Las respuestas han llegado
una a una y poco a poco, como sólo el Señor sabe hacer las cosas, con suavidad,
con delicadeza, para que aprendamos como niños pequeños a caminar, un paso
después de otro. Y ¿cuáles han sido esas respuestas? ¿A qué me llamaba Dios en
todo esto? Me invitaba a crecer en la fe y confianza en Él. A descubrir que
Dios es Padre y que, igual que no podemos impedir que el sol brille, tampoco
podemos impedir que Dios derrame su misericordia. Me llamaba a vivir de esperanza.
A darme cuenta que tengo que esperarlo todo de Él, porque soy débil, porque
cuando me apoyo sólo en mis fuerzas, fácilmente flaqueo y me caigo. Necesito
que el Señor, con su misericordia, me levante y me sostenga.
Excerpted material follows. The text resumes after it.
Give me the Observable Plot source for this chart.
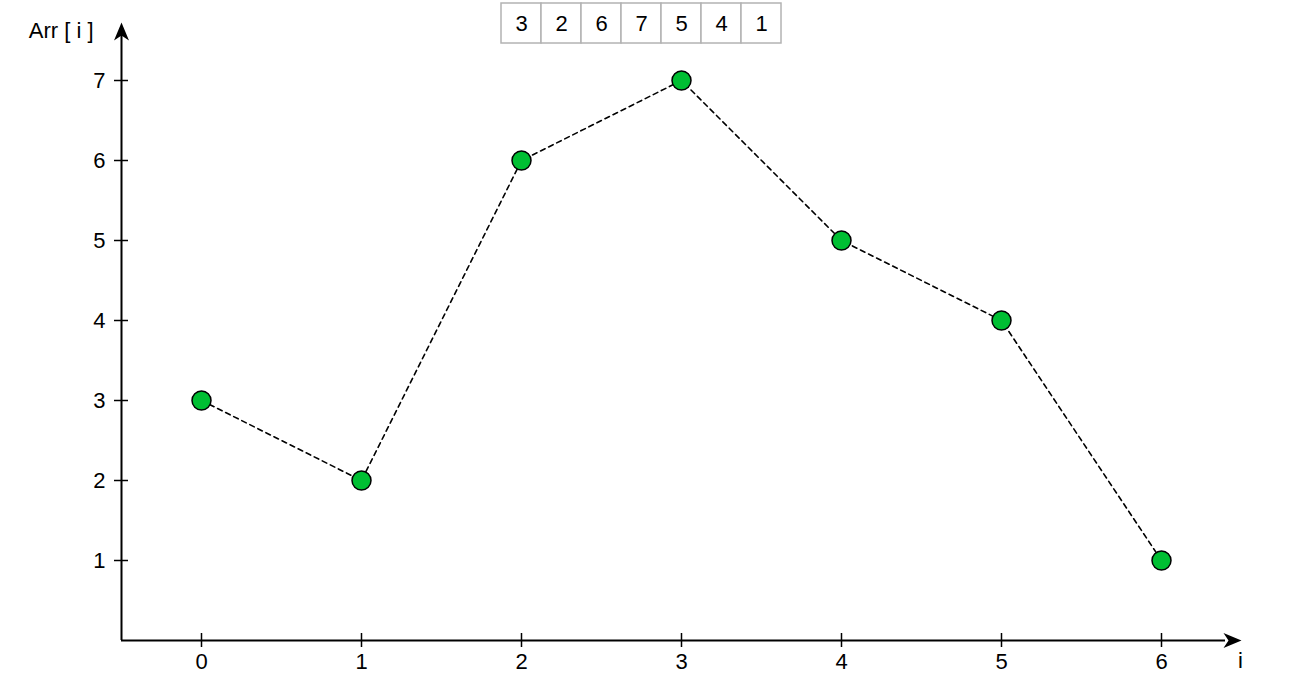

Y, por último, quizás la lección más importante y que
aprendemos a lo largo de la vida, es la llamada al amor. Ha sido y es la más
difícil, porque amar de verdad, sin esperar nada a cambio, supone vaciarse de
uno mismo, del egoísmo, de la soberbia, del orgullo… Durante este tiempo, el
Señor me ha mostrado un amor tan grande… Ese amor ha tenido y tiene rostros concretos,
el de mi padre, el de mi madre, mis hermanos… Ha sido un amor marcado con el
signo de la cruz, del sufrimiento. Un amor que así se va purificando para
descubrir lo que realmente es fundamental en esta vida: ¡Sólo Cristo y sólo el amor es lo importante!
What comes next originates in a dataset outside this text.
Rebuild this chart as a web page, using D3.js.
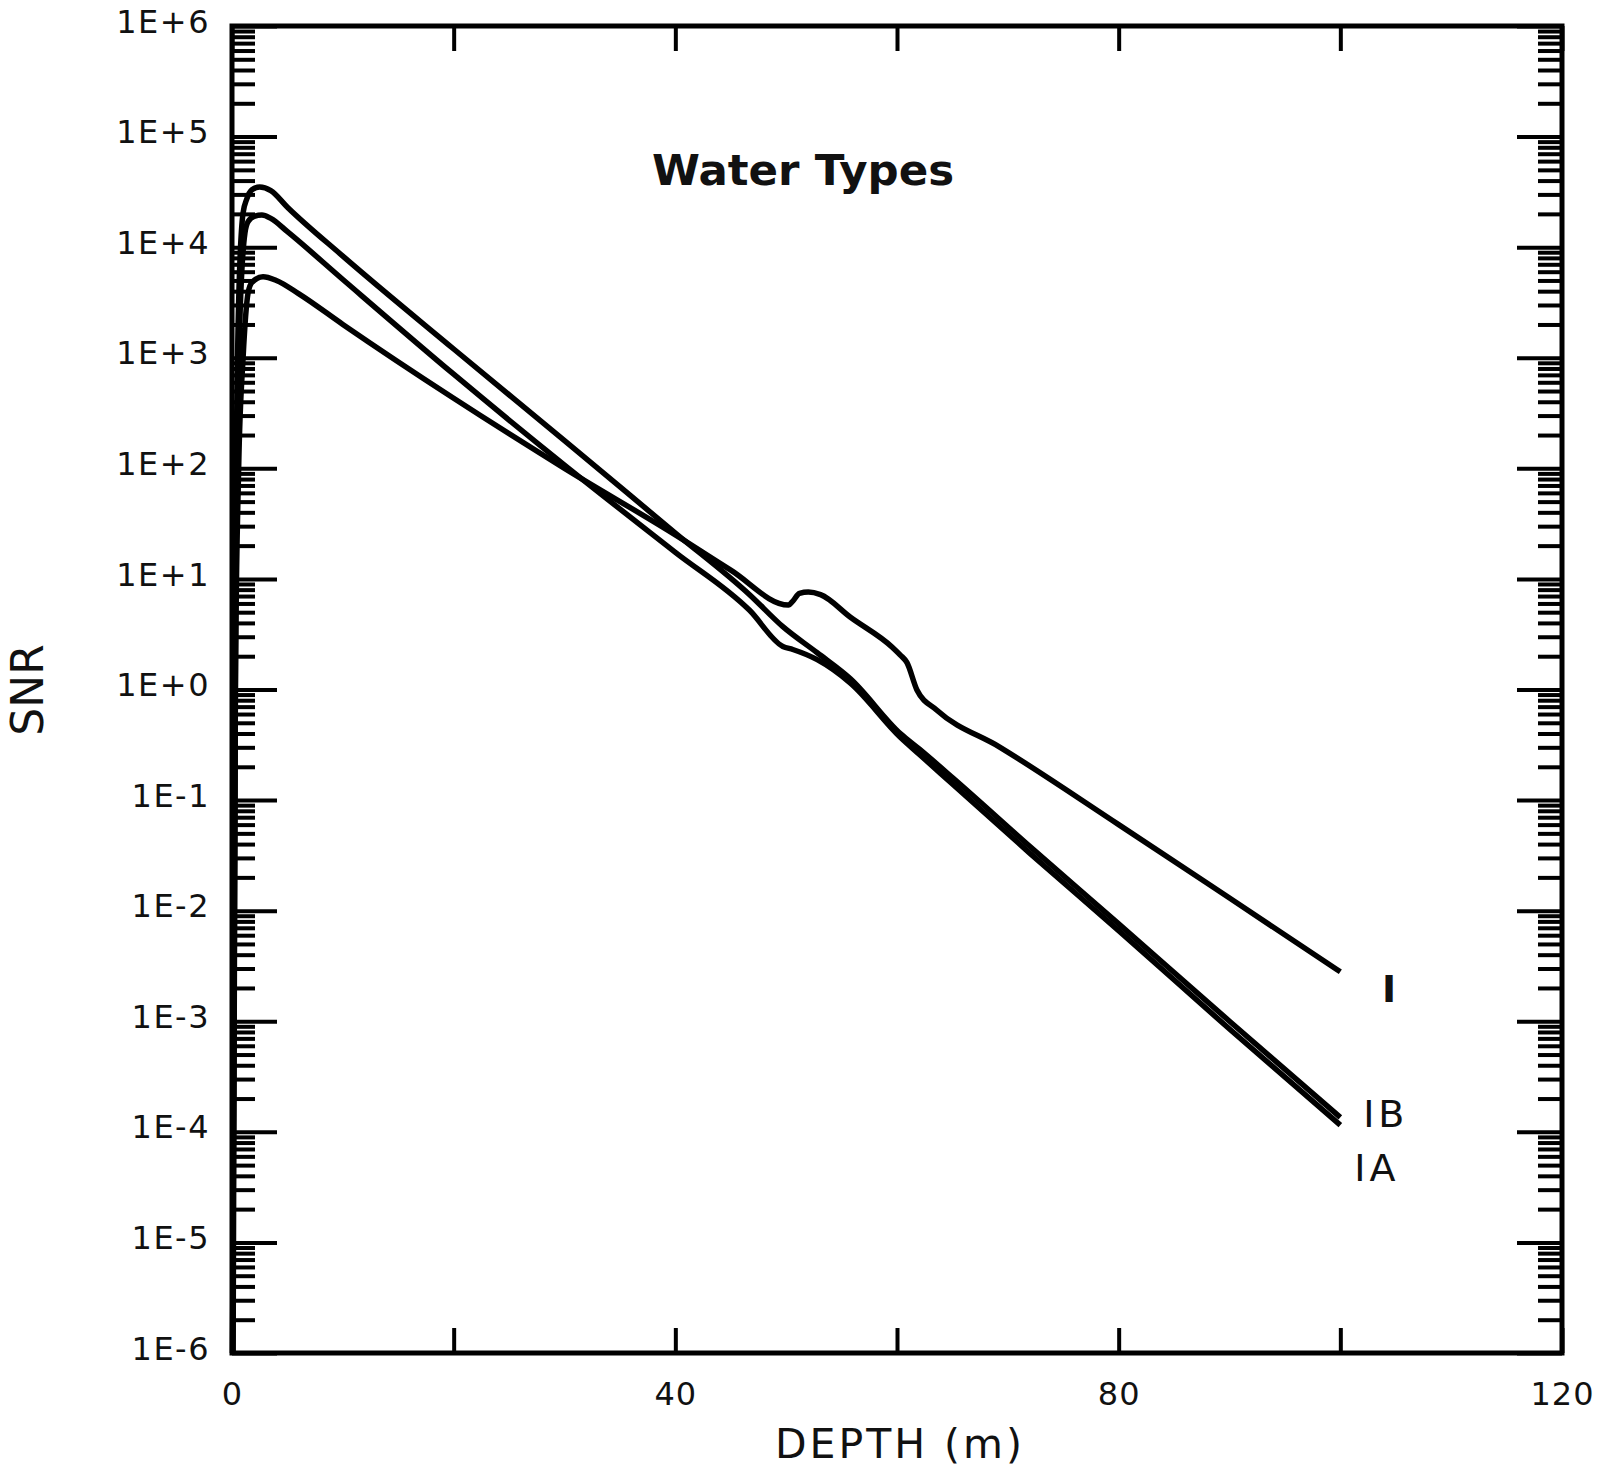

Que todo esto haya sucedido en la Semana Santa y que haya
celebrado la Misa de funeral por mi padre en la octava de Pascua, es también
una llamada de Dios. También yo, como los discípulos de Emaús, soy necio y
torpe para comprender. Necesito que el Señor me abra los ojos y los oídos para
entender que, sólo desde Cristo muerto y resucitado, todo esto tiene sentido:
A
veces nos parece que Dios no responde al mal, que permanece en silencio. En
realidad, Dios ha hablado, ha respondido, y su respuesta es la cruz de Cristo:
una Palabra que es amor, misericordia, perdón…
Cuántas
veces tenemos necesidad de que el Amor nos diga: ¿Por qué buscáis entre los
muertos al que está vivo? Los problemas, las preocupaciones de la vida
cotidiana tienden a que nos encerremos en nosotros mismos, en la tristeza, en
la amargura..., y es ahí donde está la muerte. No busquemos ahí a Aquel que
vive. Acepta entonces que Jesús Resucitado entre en tu vida, acógelo como
amigo, con confianza: ¡Él es la vida![1]
[1] Papa Francisco, Palabras finales en el Vía Crucis y Homilía en la Vigilia Pascual (Semana Santa 2013).